## Recorded information:
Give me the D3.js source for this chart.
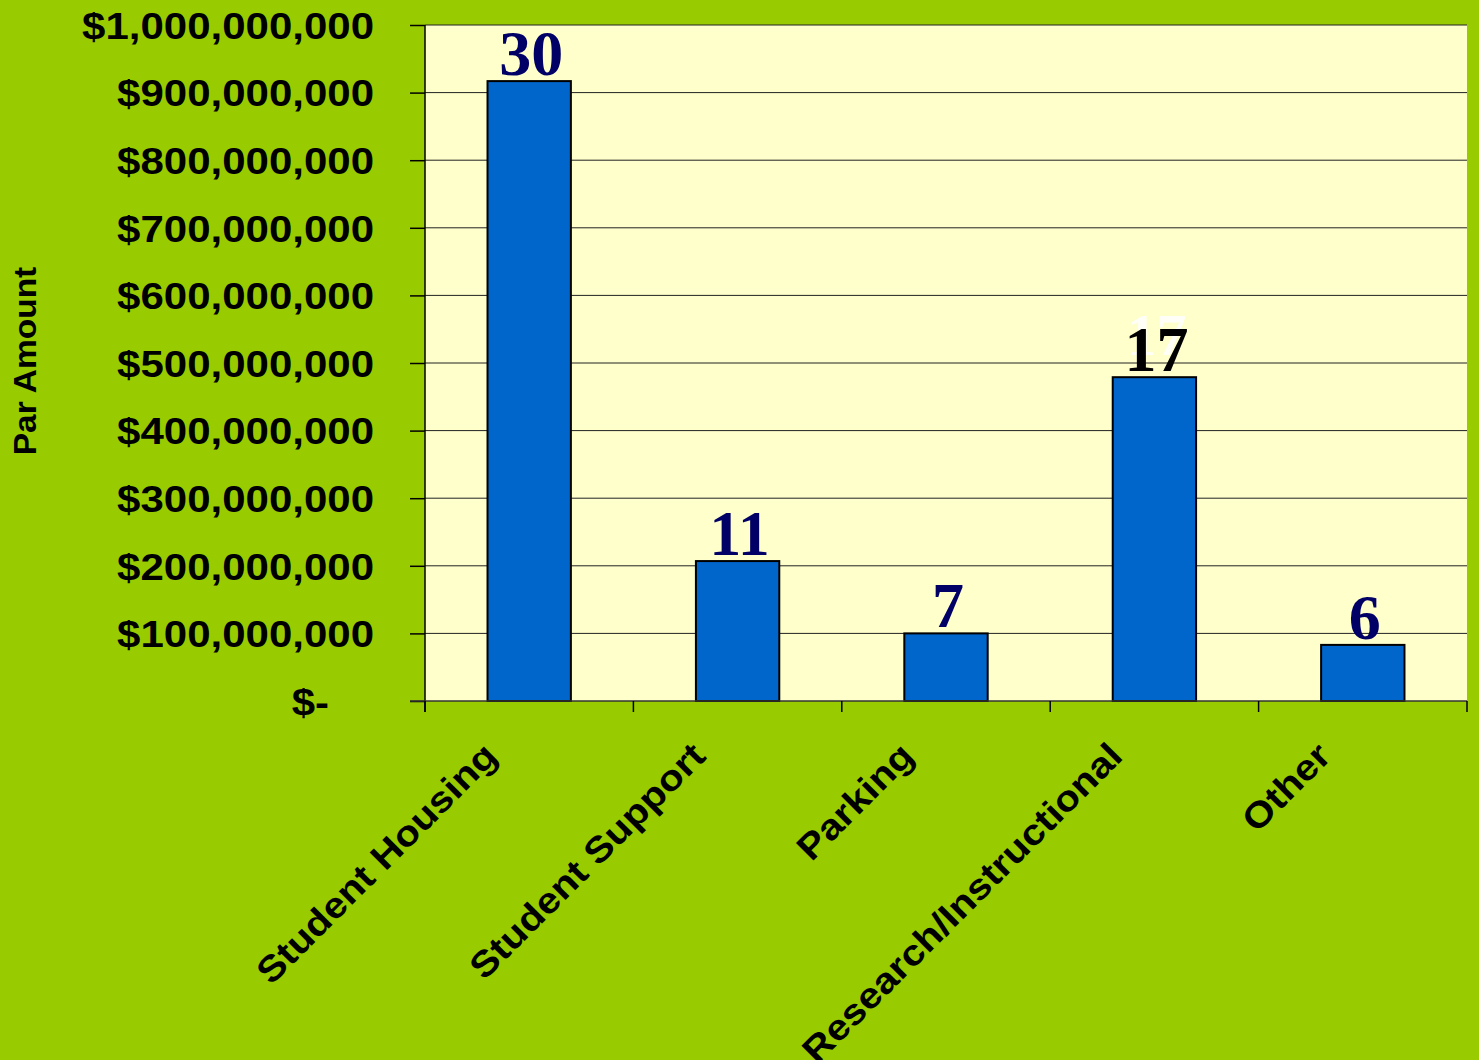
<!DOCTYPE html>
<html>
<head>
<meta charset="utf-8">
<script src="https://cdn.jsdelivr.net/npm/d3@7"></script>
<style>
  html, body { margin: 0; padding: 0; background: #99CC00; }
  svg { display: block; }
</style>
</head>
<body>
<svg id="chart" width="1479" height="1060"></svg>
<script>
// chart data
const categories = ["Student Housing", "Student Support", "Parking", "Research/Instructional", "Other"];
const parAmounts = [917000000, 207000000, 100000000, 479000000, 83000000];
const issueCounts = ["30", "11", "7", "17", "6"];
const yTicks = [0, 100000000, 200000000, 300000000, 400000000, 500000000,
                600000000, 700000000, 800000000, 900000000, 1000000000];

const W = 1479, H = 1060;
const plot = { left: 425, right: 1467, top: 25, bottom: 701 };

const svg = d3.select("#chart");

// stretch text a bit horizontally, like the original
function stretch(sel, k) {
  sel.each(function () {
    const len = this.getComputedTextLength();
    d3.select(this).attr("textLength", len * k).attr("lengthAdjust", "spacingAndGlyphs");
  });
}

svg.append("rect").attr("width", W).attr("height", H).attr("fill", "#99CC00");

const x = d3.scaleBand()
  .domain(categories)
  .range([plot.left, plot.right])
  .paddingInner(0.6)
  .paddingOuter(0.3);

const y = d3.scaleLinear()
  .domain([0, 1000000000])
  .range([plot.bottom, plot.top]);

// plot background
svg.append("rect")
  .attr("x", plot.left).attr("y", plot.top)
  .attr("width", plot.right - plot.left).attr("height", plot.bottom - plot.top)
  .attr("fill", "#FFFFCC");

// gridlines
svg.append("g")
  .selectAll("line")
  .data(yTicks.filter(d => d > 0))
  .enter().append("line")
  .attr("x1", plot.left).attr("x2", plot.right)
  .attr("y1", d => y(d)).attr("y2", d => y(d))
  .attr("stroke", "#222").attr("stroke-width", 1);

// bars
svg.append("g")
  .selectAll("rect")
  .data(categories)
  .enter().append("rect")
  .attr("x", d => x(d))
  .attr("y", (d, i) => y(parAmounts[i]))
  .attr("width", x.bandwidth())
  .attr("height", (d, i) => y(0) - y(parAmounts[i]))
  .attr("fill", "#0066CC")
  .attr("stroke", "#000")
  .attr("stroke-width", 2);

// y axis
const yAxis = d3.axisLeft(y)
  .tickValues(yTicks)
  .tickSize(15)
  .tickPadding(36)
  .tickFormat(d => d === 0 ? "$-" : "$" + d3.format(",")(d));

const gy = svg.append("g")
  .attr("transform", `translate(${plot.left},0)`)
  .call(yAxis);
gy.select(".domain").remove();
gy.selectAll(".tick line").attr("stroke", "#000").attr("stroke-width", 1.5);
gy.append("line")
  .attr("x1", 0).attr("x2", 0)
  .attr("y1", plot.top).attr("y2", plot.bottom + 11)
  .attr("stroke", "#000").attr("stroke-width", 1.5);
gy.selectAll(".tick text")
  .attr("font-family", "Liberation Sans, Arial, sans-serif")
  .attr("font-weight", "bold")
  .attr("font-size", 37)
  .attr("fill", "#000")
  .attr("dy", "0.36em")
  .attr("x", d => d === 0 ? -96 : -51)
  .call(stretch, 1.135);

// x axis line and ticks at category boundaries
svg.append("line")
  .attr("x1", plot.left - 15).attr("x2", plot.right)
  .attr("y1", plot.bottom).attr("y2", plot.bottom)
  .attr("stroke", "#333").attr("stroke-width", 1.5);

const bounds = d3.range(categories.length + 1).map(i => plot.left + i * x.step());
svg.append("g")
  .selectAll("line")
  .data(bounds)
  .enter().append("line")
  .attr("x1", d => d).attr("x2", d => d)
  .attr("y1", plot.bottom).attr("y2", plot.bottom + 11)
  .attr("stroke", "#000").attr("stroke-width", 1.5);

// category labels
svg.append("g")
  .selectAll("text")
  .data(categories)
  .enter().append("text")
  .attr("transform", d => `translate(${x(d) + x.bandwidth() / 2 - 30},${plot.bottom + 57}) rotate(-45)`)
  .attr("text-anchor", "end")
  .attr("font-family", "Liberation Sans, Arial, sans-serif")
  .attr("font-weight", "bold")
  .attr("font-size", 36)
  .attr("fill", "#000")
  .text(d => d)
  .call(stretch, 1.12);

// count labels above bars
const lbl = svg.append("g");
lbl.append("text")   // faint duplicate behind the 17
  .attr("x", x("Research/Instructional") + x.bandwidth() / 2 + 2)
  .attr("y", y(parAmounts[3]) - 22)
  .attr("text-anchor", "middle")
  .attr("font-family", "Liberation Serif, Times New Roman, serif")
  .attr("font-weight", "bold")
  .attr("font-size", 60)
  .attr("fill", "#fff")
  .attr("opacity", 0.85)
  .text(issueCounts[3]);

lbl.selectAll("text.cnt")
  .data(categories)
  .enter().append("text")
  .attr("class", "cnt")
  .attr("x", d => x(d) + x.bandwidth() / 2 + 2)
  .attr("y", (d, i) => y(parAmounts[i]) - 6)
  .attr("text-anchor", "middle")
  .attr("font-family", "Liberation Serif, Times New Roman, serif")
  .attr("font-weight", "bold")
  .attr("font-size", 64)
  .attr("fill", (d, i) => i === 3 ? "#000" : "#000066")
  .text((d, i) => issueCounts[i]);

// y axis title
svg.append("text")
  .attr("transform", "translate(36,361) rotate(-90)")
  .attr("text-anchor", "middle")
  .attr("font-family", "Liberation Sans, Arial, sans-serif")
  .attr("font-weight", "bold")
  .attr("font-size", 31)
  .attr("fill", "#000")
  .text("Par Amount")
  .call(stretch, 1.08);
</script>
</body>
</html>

## Objective:
Leave out any pictures, please, and quote only the lines from the top of the data through the line that contains "600000000, 700000000, 800000000, 900000000, 1000000000];".

## Answer to this exercise:
Give me the D3.js source for this chart.
<!DOCTYPE html>
<html>
<head>
<meta charset="utf-8">
<script src="https://cdn.jsdelivr.net/npm/d3@7"></script>
<style>
  html, body { margin: 0; padding: 0; background: #99CC00; }
  svg { display: block; }
</style>
</head>
<body>
<svg id="chart" width="1479" height="1060"></svg>
<script>
// chart data
const categories = ["Student Housing", "Student Support", "Parking", "Research/Instructional", "Other"];
const parAmounts = [917000000, 207000000, 100000000, 479000000, 83000000];
const issueCounts = ["30", "11", "7", "17", "6"];
const yTicks = [0, 100000000, 200000000, 300000000, 400000000, 500000000,
                600000000, 700000000, 800000000, 900000000, 1000000000];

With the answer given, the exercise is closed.